Com o recurso do split screen (a tela dividida em dois quadros), o diretor apresenta 45 personagens diferentes que interagem no espaço fechado de um bar/restaurante, durante as 3 horas e 20 minutos de duração do filme. Mas a montagem cria uma dinâmica bastante singular. Em muitos momentos, um close é colocado ao lado de outro, como se fosse uma conversa em que se vê o campo e o contracampo ao mesmo tempo. Em outros momentos, os closes colocados um ao lado do outro, aos poucos revelam conversas distintas com outros personagens fora de campo. Alguns olham para os lados, mas não sabemos exatamente para quem; se é ou não é para o personagem que está presente no quadro ao lado. As vozes que ressoam nos dois quadros também se interpõe e se misturam. A estratégia produz uma instigante ambiguidade temporal ao filme, sobretudo quando os planos são intercalados por noticiários e propagandas dos anos 1990.
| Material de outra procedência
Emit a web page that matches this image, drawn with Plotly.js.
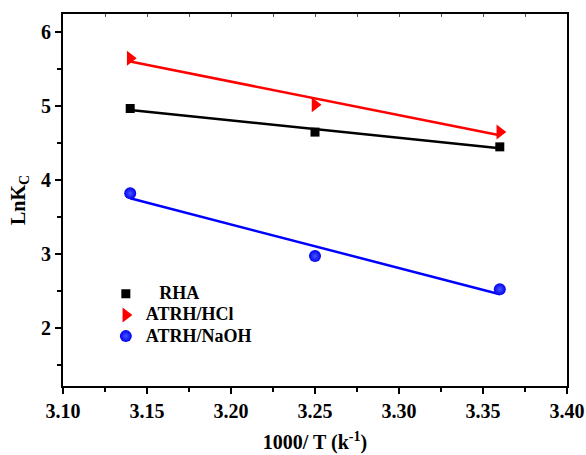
<!DOCTYPE html>
<html>
<head>
<meta charset="utf-8">
<script src="https://cdn.plot.ly/plotly-3.0.1.min.js"></script>
<style>html,body{margin:0;padding:0;background:#fff;}#chart{width:586px;height:455px;}</style>
</head>
<body>
<div id="chart"></div>
<script>
// Inverse temperature (1000/T) and ln Kc for each adsorbent
const invT = [3.14, 3.25, 3.36];
const lnKcRHA = [4.97, 4.65, 4.45];
const lnKcHCl = [5.65, 5.02, 4.65];
const lnKcNaOH = [3.82, 2.97, 2.52];
const seriesNames = ["\u00a0\u00a0\u00a0RHA", "ATRH/HCl", "ATRH/NaOH"];
const xTicks = [3.10, 3.15, 3.20, 3.25, 3.30, 3.35, 3.40];
const yTicks = [2, 3, 4, 5, 6];

// Least-squares straight line through the points, evaluated at the end points
function fitLine(xs, ys) {
  const n = xs.length;
  const mx = xs.reduce((a, b) => a + b, 0) / n;
  const my = ys.reduce((a, b) => a + b, 0) / n;
  let sxy = 0, sxx = 0;
  for (let i = 0; i < n; i++) { sxy += (xs[i] - mx) * (ys[i] - my); sxx += (xs[i] - mx) ** 2; }
  const k = sxy / sxx;
  const xe = [Math.min(...xs), Math.max(...xs)];
  return { x: xe, y: xe.map(v => my + k * (v - mx)) };
}

const fam = "Liberation Serif";
const bold = t => "<b>" + t + "</b>";
// legend labels are set larger than the legend font so the rows stay tight
const legendLabel = t => '<span style="font-size:18px"><b>' + t + "</b></span>";
const series = [
  { y: lnKcRHA, color: "#000000", marker: { symbol: "square", size: 9, color: "#000" } },
  { y: lnKcHCl, color: "#ff0000", marker: { symbol: "triangle-right", size: 13, color: "#ff0000" } },
  { y: lnKcNaOH, color: "#0000ff", marker: { symbol: "circle", size: 12, color: "#0000ee", gradient: { type: "radial", color: "#4656ff" } } }
];

const traces = [];
series.forEach((s, i) => {
  const f = fitLine(invT, s.y);
  traces.push({ x: f.x, y: f.y, mode: "lines", line: { color: s.color, width: 2.5 }, showlegend: false, hoverinfo: "skip" });
  traces.push({ x: invT, y: s.y, mode: "markers", name: legendLabel(seriesNames[i]), marker: s.marker });
});
// top axis carrying the small inward ticks
traces.push({ x: [3.1], y: [null], xaxis: "x2", yaxis: "y", showlegend: false, hoverinfo: "skip", mode: "markers" });

const layout = {
  width: 586, height: 455,
  margin: { l: 63, r: 19, t: 14, b: 69 },
  paper_bgcolor: "#fff", plot_bgcolor: "#fff",
  font: { family: fam, color: "#000" },
  showlegend: true,
  legend: {
    x: 0.085, y: 0.29, xanchor: "left", yanchor: "top",
    bgcolor: "rgba(0,0,0,0)", tracegroupgap: 0, itemwidth: 30,
    font: { family: fam, size: 14, color: "#000" }
  },
  xaxis: {
    range: [3.10, 3.40], tickvals: xTicks, ticktext: xTicks.map(v => bold(v.toFixed(2))),
    ticks: "outside", ticklen: 6, tickwidth: 2, tickcolor: "#000",
    minor: { dtick: 0.025, ticks: "outside", ticklen: 4, tickwidth: 2, tickcolor: "#000" },
    showline: true, linewidth: 2, linecolor: "#000", mirror: true,
    showgrid: false, zeroline: false,
    tickfont: { family: fam, size: 20, color: "#000" },
    title: { text: bold("1000/ T (k<sup>-1</sup>)"), standoff: 14, font: { family: fam, size: 20, color: "#000" } }
  },
  xaxis2: {
    overlaying: "x", side: "top", matches: "x", range: [3.10, 3.40],
    dtick: 0.025, tick0: 3.1, ticks: "inside", ticklen: 3, tickwidth: 1, tickcolor: "#555",
    showticklabels: false, showgrid: false, zeroline: false, showline: false
  },
  yaxis: {
    range: [1.21, 6.25], tickvals: yTicks, ticktext: yTicks.map(v => bold(String(v))),
    ticks: "outside", ticklen: 6, tickwidth: 2, tickcolor: "#000",
    minor: { dtick: 0.5, ticks: "outside", ticklen: 4, tickwidth: 2, tickcolor: "#000" },
    showline: true, linewidth: 2, linecolor: "#000", mirror: true,
    showgrid: false, zeroline: false,
    tickfont: { family: fam, size: 20, color: "#000" },
    title: { text: bold("LnK<sub>C</sub>"), standoff: 10, font: { family: fam, size: 20, color: "#000" } }
  }
};

Plotly.newPlot("chart", traces, layout, { displayModeBar: false, staticPlot: true });
</script>
</body>
</html>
O documentário é dividido em três partes e um epílogo. Começa com conversas entre jovens sobre seus empregos: muitos deles trabalham em jornadas longas, sem folga; outros estão desempregados e desabafam que se sentem doentes, deprimidos e sozinhos. Diferenças salariais, relação entre chefes e operários, educação pública e movimento sindical são alguns dos assuntos principais abordados. Na última parte do filme, os mais velhos acrescentam informações sobre o passado na Espanha: o histórico de lutas em Cartagena, a repressão do franquismo, os engajamentos no Partido Comunista, as crises na produção industrial que afetaram milhares de empregos, a ameaça de fechamentos de fábricas e a terceirização que culminaram em diversos protestos pelo país. “As pessoas se uniram nas manifestações, mas o conflito foi ficando duro. Esse humor se tornou medo e medo se torna raiva e raiva se torna violência”, explica o sindicalista José Ibarra Bastida. Ao contextualizar a situação da Espanha com o tempo presente de ascensão mundial da extrema-direita, ele constata de forma bastante lúcida que o capitalismo venceu.
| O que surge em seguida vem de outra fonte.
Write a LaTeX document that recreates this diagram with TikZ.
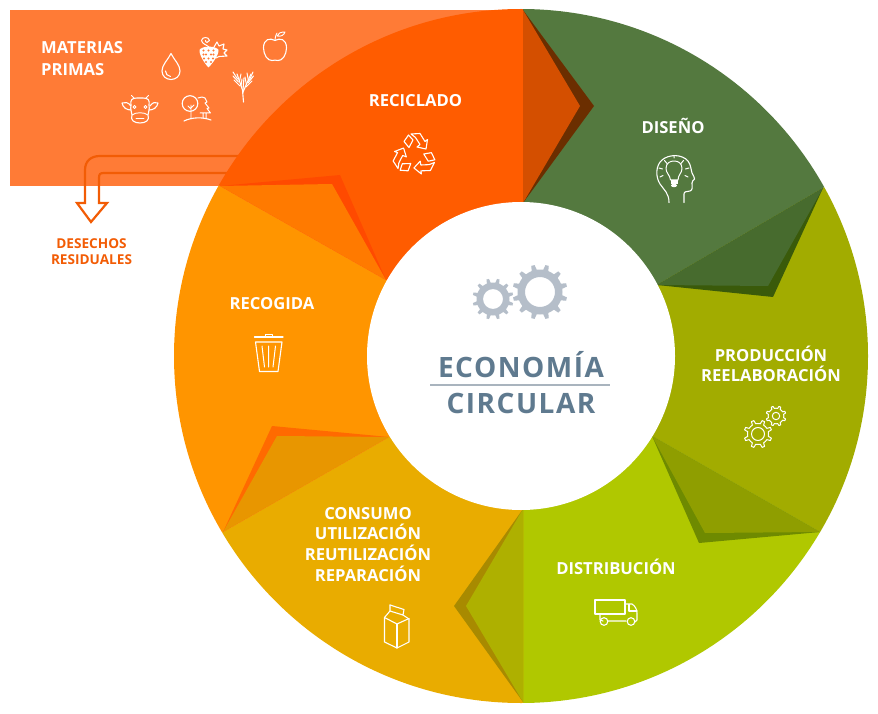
\documentclass[tikz,border=0pt]{standalone}
\usepackage{fontspec}
\setmainfont{Open Sans}
\newfontfamily\ttl[LetterSpace=5.4]{Open Sans}
\definecolor{cRect}{HTML}{FF7B36}
\definecolor{cReci}{HTML}{FF5C00}
\definecolor{cReciD}{HTML}{D44F00}
\definecolor{cReciS}{HTML}{6B2E00}
\definecolor{cDis}{HTML}{54793F}
\definecolor{cDisD}{HTML}{476B2E}
\definecolor{cDisS}{HTML}{3A5A0A}
\definecolor{cProd}{HTML}{A2AC00}
\definecolor{cProdD}{HTML}{8F9E00}
\definecolor{cProdS}{HTML}{6E8A00}
\definecolor{cDist}{HTML}{B0C800}
\definecolor{cDistD}{HTML}{AEB000}
\definecolor{cDistS}{HTML}{A88A00}
\definecolor{cCons}{HTML}{E9AC00}
\definecolor{cConsD}{HTML}{E89600}
\definecolor{cConsS}{HTML}{FF6A00}
\definecolor{cRec}{HTML}{FF9500}
\definecolor{cRecD}{HTML}{FF7A00}
\definecolor{cRecS}{HTML}{FF4A00}
\definecolor{cArrow}{HTML}{F25C05}
\definecolor{cGear}{HTML}{B5BEC9}
\definecolor{cTitle}{HTML}{5F7A8F}
\definecolor{cRule}{HTML}{A9B4BE}
\tikzset{
  lab/.style={text=white,font=\bfseries\fontsize{16.6}{16.6}\selectfont,inner sep=0pt,anchor=base},
  icon/.style={draw=white,line width=1.1pt,line join=round,line cap=round,fill=none},
  titletext/.style={text=cTitle,font=\ttl\bfseries\fontsize{28}{28}\selectfont,inner sep=0pt,anchor=base},
  wastetext/.style={text=cArrow,font=\bfseries\fontsize{13.6}{13.6}\selectfont,inner sep=0pt,anchor=base},
}
% gear outline: x y Router Rroot teeth
\newcommand\gearoutline[5]{%
  [shift={(#1,#2)}] (0:#4)
  \foreach \gi [evaluate=\gi as \ga using {\gi*360/#5}] in {1,...,#5} {
    -- ({\ga-360/#5*0.72}:#4) -- ({\ga-360/#5*0.62}:#3) -- ({\ga-360/#5*0.38}:#3) -- ({\ga-360/#5*0.28}:#4) -- (\ga:#4)
  } -- cycle
}
\begin{document}
\begin{tikzpicture}[x=1pt,y=-1pt]
\useasboundingbox (0,0) rectangle (878,714);
% raw material panel
\fill[cRect] (10,10) rectangle (523,186);
% waste arrow
\draw[cArrow,line width=2.2pt,line join=miter] (240,156) -- (100,156) .. controls (91,156) and (85,161) .. (85,170) -- (85,203) -- (77,203) -- (91,222) -- (107,203) -- (99,203) -- (99,178) .. controls (99,174) and (100,173) .. (104,173) -- (230,173);
% ring
\begin{scope}
\clip (521,356) circle (347);
\fill[cReci] (521,356) -- (523,203) -- (523,0) -- (0,0) -- (0,60) -- (220,186) -- (386,280) -- cycle;
\fill[cDis] (521,356) -- (523,203) -- (523,0) -- (878,0) -- (878,156) -- (823,188) -- (657,285) -- cycle;
\fill[cProd] (521,356) -- (657,285) -- (823,188) -- (878,156) -- (878,564) -- (820,532) -- (652,436) -- cycle;
\fill[cDist] (521,356) -- (652,436) -- (820,532) -- (878,564) -- (878,714) -- (523,714) -- (523,509) -- cycle;
\fill[cCons] (521,356) -- (523,509) -- (523,714) -- (0,714) -- (0,658) -- (223,532) -- (389,437) -- cycle;
\fill[cRec] (521,356) -- (389,437) -- (223,532) -- (0,658) -- (0,60) -- (220,186) -- (386,280) -- cycle;
% folds
\fill[cReciS] (523,10) -- (594,106) -- (523,203) -- cycle;
\fill[cReciD] (523,10) -- (580,106) -- (523,203) -- cycle;
\fill[cDisS] (823,188) -- (773,297) -- (657,285) -- cycle;
\fill[cDisD] (823,188) -- (768,286) -- (657,285) -- cycle;
\fill[cProdS] (820,532) -- (699,543) -- (652,436) -- cycle;
\fill[cProdD] (820,532) -- (705,533) -- (652,436) -- cycle;
\fill[cDistS] (523,702) -- (454,606) -- (523,509) -- cycle;
\fill[cDistD] (523,702) -- (466,606) -- (523,509) -- cycle;
\fill[cConsS] (223,532) -- (272,426) -- (389,437) -- cycle;
\fill[cConsD] (223,532) -- (277,436) -- (389,437) -- cycle;
\fill[cRecS] (220,186) -- (340,175) -- (386,280) -- cycle;
\fill[cRecD] (220,186) -- (332,184) -- (386,280) -- cycle;
\end{scope}
\fill[white] (521,356) circle (154);
% centre gears
\fill[cGear,even odd rule] \gearoutline{540}{292}{27.5}{22.5}{12} (0,0) circle (15);
\fill[cGear,even odd rule] \gearoutline{493}{299}{20.5}{16.5}{12} (0,0) circle (10);
% title
\node[titletext] (t1) at (521,377) {ECONOMÍA};
\node[titletext] (t2) at (521,413) {CIRCULAR};
\draw[cRule,line width=1.1pt] (430,385) -- (610,385);
% labels
\node[lab,anchor=base west] (mat) at (41,54) {MATERIAS};
\node[lab,anchor=base west] (pri) at (41,75.5) {PRIMAS};
\node[wastetext] (des1) at (91.5,248) {DESECHOS};
\node[wastetext] (des2) at (91.5,265) {RESIDUALES};
\node[lab] (reci) at (415.5,107) {RECICLADO};
\node[lab] (dis) at (673,134) {DISEÑO};
\node[lab] (pro1) at (771,361) {PRODUCCIÓN};
\node[lab] (pro2) at (771,381) {REELABORACIÓN};
\node[lab] (dist) at (616,574) {DISTRIBUCIÓN};
\node[lab] (con1) at (368,519) {CONSUMO};
\node[lab] (con2) at (368,539.5) {UTILIZACIÓN};
\node[lab] (con3) at (368,560) {REUTILIZACIÓN};
\node[lab] (con4) at (368,581) {REPARACIÓN};
\node[lab] (reco) at (272,309) {RECOGIDA};
% drop
\draw[icon] (171,53.5) .. controls (167,61) and (162,65) .. (162,71) .. controls (162,76) and (166,79.5) .. (171,79.5) .. controls (176,79.5) and (180,76) .. (180,71) .. controls (180,65) and (175,61) .. (171,53.5) -- cycle;
\draw[icon] (165.5,71) .. controls (165.5,74) and (167.5,76) .. (170.5,76.5);
% grapes
\fill[white] (199.5,50) .. controls (202,45.5) and (216,45.5) .. (218.5,50) .. controls (219,55) and (212,64) .. (208.5,67.5) .. controls (205,64) and (199,55) .. (199.5,50) -- cycle;
\foreach \gx/\gy in {203.5/50.5,208.5/50.5,213.5/50.5,206/54.5,211/54.5,203.5/54.5,213.5/54.5,208.5/58.5,206/62,211/62,204/58.5,213/58.5}
  \fill[cRect] (\gx,\gy) circle (1.05);
\draw[icon,line width=1pt] (209,47) .. controls (207,45) and (202,44) .. (201.5,40.5) .. controls (202,36.5) and (209,36.5) .. (209.5,40.5) .. controls (209,43) and (205,43) .. (205.5,40.5);
\draw[icon,line width=1.1pt] (214,47) -- (217,42) -- (219,46) -- (224,44) -- (223,49) -- (227,50) -- (224,53) -- (227,56) -- (219,56.5) -- (216,58);
% apple
\draw[icon] (275,40.5) .. controls (270,37.5) and (263.5,39) .. (263.5,48) .. controls (263.5,55) and (268,61) .. (272,60.5) .. controls (274,60) and (276,60) .. (278,60.5) .. controls (282,61) and (286.5,55) .. (286.5,48) .. controls (286.5,39) and (280,37.5) .. (275,40.5) -- cycle;
\draw[icon,line width=0.9pt] (275,40) .. controls (275,37) and (276,35) .. (277,33);
\draw[icon,line width=0.9pt] (277,36) .. controls (278,33) and (281,32) .. (285,32) .. controls (284,35) and (281,37) .. (277,36) -- cycle;
% wheat
\draw[icon] (243.5,102) -- (242.5,90) -- (237,74);
\draw[icon] (243,92) -- (251,74);
\draw[icon] (242.7,93) -- (244,78);
\foreach \wa/\wb/\wc/\wd in {233/72/237.5/79,233/76/238.5/82,234/80/240/86,241/74/239.5/81,242/79/241/86,253/72/249.5/80,253.5/76/248/83,252/81/246/87,247/73/248.5/81,245/77/246.5/85}
  \draw[icon,line width=1pt] (\wa,\wb) -- (\wc,\wd);
% cow
\draw[icon] (131,106) .. controls (128,102) and (125,102) .. (122,103) .. controls (123,108) and (127,110) .. (131,110);
\draw[icon] (150,106) .. controls (153,102) and (155,102) .. (158,103) .. controls (157,108) and (153,110) .. (149,110);
\draw[icon] (131,105) .. controls (130,100) and (132,98) .. (137,98) -- (143,98) .. controls (148,98) and (150,100) .. (149,105) .. controls (150,110) and (148,112) .. (148,115) .. controls (150,120) and (146,123) .. (140,123) .. controls (134,123) and (130,120) .. (132,115) .. controls (132,112) and (130,110) .. (131,105) -- cycle;
\draw[icon,line width=0.9pt] (132,115) .. controls (136,112) and (144,112) .. (148,115);
\draw[icon,line width=0.9pt] (136,118) -- (144,118);
\draw[icon,line width=0.9pt] (134,98) -- (131.5,95.5) (146,98) -- (148.5,95.5);
\draw[icon,line width=0.9pt] (134.5,107) circle (1.6) (145.5,107) circle (1.6);
% trees
\draw[icon] (190,103.5) circle (7.8);
\draw[icon,line width=0.9pt] (191,119) -- (191,105) (191,109) -- (188,106) (191,108) -- (194,105);
\draw[icon,line width=1pt] (198,98) -- (202,97) -- (205,98) -- (207,102) -- (205,103) -- (209,108) -- (207,108.5) -- (210.5,113) -- (200,113) (203,113) -- (203,118) (206,113) -- (206,118);
\draw[icon] (184,121) .. controls (192,117) and (203,117) .. (211,120);
% recycling
\foreach \ra in {0,120,240} {
  \begin{scope}[rotate around={\ra:(414.5,155)}]
  \draw[icon] (404,141.5) -- (408.5,135) -- (413,140) -- (409,147.5) -- cycle;
  \draw[icon] (411,134) -- (420,133.5) -- (425,141.5) -- (427.5,139.5) -- (426,149) -- (417,147) -- (420,144.5) -- (415.5,137.5) -- cycle;
  \end{scope}
}
% head with bulb
\draw[icon] (669,202.5) .. controls (669,193) and (664,190) .. (660,184) .. controls (655,176) and (656,165) .. (662,160) .. controls (669,154) and (682,154) .. (688,161) .. controls (691,165) and (691,170) .. (692,173) .. controls (693,176) and (695,177) .. (694.5,179) .. controls (693,181) and (692,181) .. (692,183) .. controls (692,187) and (693,190) .. (690,191) .. controls (687,192) and (684,191) .. (684,194) -- (684,202.5);
\draw[icon,line width=1pt] (670.5,180) .. controls (670,175) and (666,173) .. (666,168.5) .. controls (666,163) and (670,161) .. (674,161) .. controls (678,161) and (682,163) .. (682,168.5) .. controls (682,173) and (678,175) .. (678,180) -- cycle;
\fill[white] (670.5,180.5) rectangle (678,184.5);
\fill[white] (674,185.5) ellipse (3 and 1.7);
\draw[icon,line width=1pt] (674,158) -- (674,156.5) (664.5,160.5) -- (667,163.5) (683.5,160.5) -- (681,163.5) (659,168) -- (662.5,169) (689,168) -- (685.5,169) (660,177) -- (663,175.5) (688,177) -- (685,175.5);
% production gears
\draw[icon,line width=1pt] \gearoutline{758}{434}{14}{10.5}{8};
\draw[icon,line width=1pt] (758,434) circle (6.5);
\draw[icon,line width=1pt] \gearoutline{776}{416}{10}{7.8}{8};
\draw[icon,line width=1pt] (776,416) circle (3.7);
% truck
\draw[icon] (595,600) rectangle (625,614);
\draw[icon] (625,604) -- (632,604) .. controls (635,606) and (637,609) .. (637,613) -- (637,620) -- (635,622);
\draw[icon] (629,604.5) -- (629,611) -- (637,611);
\draw[icon] (600,614) -- (600,620) -- (603,621) (608,621) -- (626,621);
\draw[icon] (604,621.5) circle (3.8) (631,621.5) circle (3.8);
% carton
\draw[icon] (384.5,617.5) -- (384.5,642) -- (397,648) -- (409,642) -- (409,619);
\draw[icon] (397,624) -- (397,648);
\draw[icon] (384.5,617.5) -- (397,624) -- (409,618.5);
\draw[icon] (390,605) -- (390,611) -- (384.5,617.5);
\draw[icon] (390,605) -- (404,609.5) -- (403,615) -- (390,611);
\draw[icon] (403,615) -- (409,619);
% trash
\draw[icon] (254.5,337) -- (283,337);
\draw[icon,line width=1pt] (265,336.5) -- (265,334) -- (272.5,334) -- (272.5,336.5);
\draw[icon] (255.5,342) -- (282,342) -- (278,371.5) -- (259.5,371.5) -- cycle;
\draw[icon,line width=1pt] (262,346) -- (264.5,367) (268.5,346) -- (268.5,367) (275.5,346) -- (273,367);
\end{tikzpicture}
\end{document}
O ano do descobrimento começa e termina com dois jovens diferentes que relatam sobre sonhos recorrentes. O primeiro narra sobre um reencontro com seus amigos de infância em um sonho, em que os rostos deles aparecem envelhecidos e, mais tarde, ele se dá conta de que todos estão mortos. O último relata que, no seu sonho, não consegue esmurrar um nazista de perto, como se sua mão deslizasse e não conseguisse dar um soco. Entre a figuração da morte e a impotência da luta, os desejos dos mais jovens parecem figurar uma fantasmagoria da estagnação. Mas é preciso mais uma vez retomar uma frase de Ibarra: “A solução não é sindicato. A solução é política”.